When for some ten lost minutes I park my car in a parking lot, I see from a distance some Roma women looking for something near the shopping carts. They draw my attention; when a car arrives to drop some bags of clothes in the containers, they run at it. After some talking they manage to persuade the woman to give the bags to them instead of putting them into the container.

When she ’s gone, they wave to the other side of the parking lot, and some more people arrive. With in their hand a can of Redbull or a role they had just bought they curiously look for the new stuff that ’s been brought.
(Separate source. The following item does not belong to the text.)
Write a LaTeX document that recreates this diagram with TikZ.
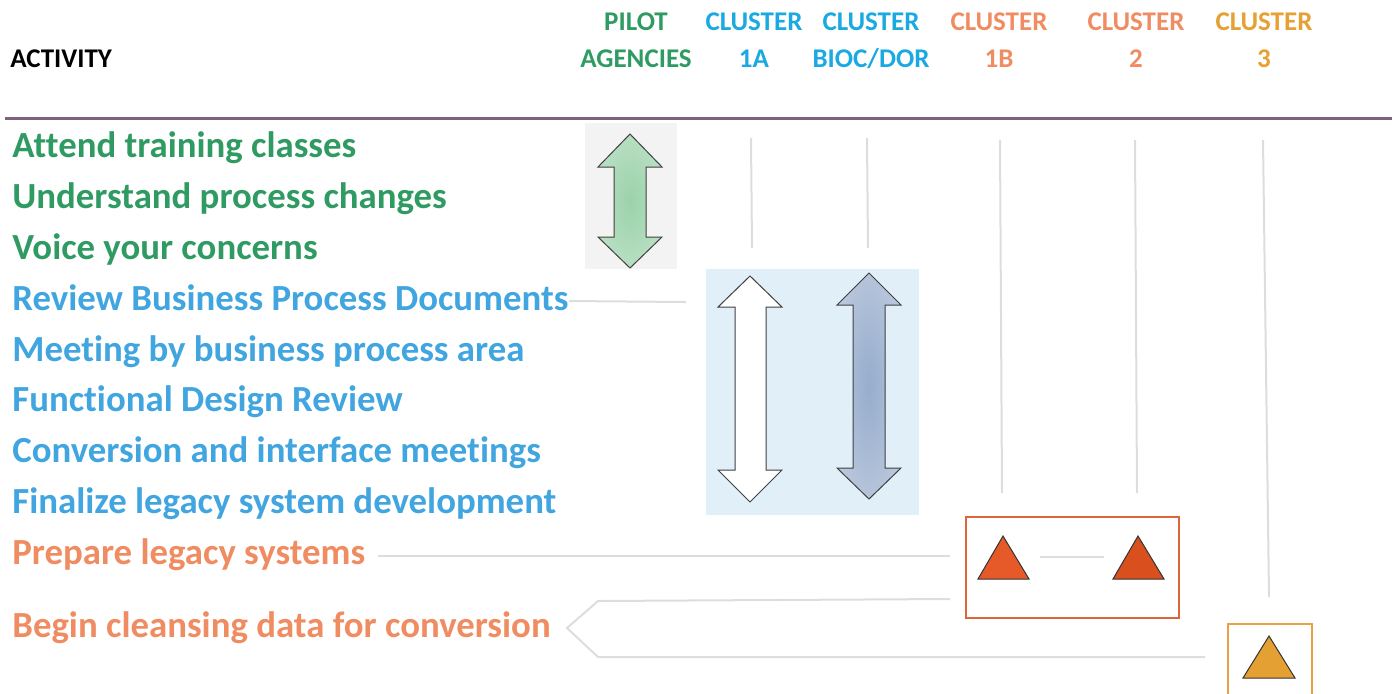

The bags are emptied to see if there ’s anything after their liking.
It looks like a family outing, and I can’t really put into words what I feel about it. Is this surviving or just a clever way of getting your stuff? I don’t know what to think about it. I think of the struggle we sometimes have if one of us asks himself why we have come here in the first place? Sometimes it seems so hopeless to see how people live and are just stuck in poverty and…

Suddenly a girl runs back to the shopping carts and a baby is being pulled out of a buggy; apparently he woke up.
My ten minutes are over and when I pass by while leaving I catch the glimpse of a girl, about 15 years old. I think of my girls that I will pick up from school in a moment, but here I see a girl near the shopping carts with a sigaret in her mouth, feeding her baby. I send up a prayer for her, and keep thinking about her for quite a while.

After I picked up Christy it has become dark already, and I decide to pass by once more. I ‘m just curious how they left the place there. To my suprise they are still there and I see them clean up what ’s left into the containers. I park the car at some distance and tell Christy what I saw earlier. A little boy of about five years old with the most beautiful brown eyes comes up to us and when I openup the window, he asks me: did you come to bring clothes? When I say ‘no’, he runs away, back to the family outing. To me it seems terrible to have to live like that, but to them every bag that arrives seems to be a party.

I still don’t know what to think of it, and I just leave it be. At least it keeps me thinking, and that makes me pray.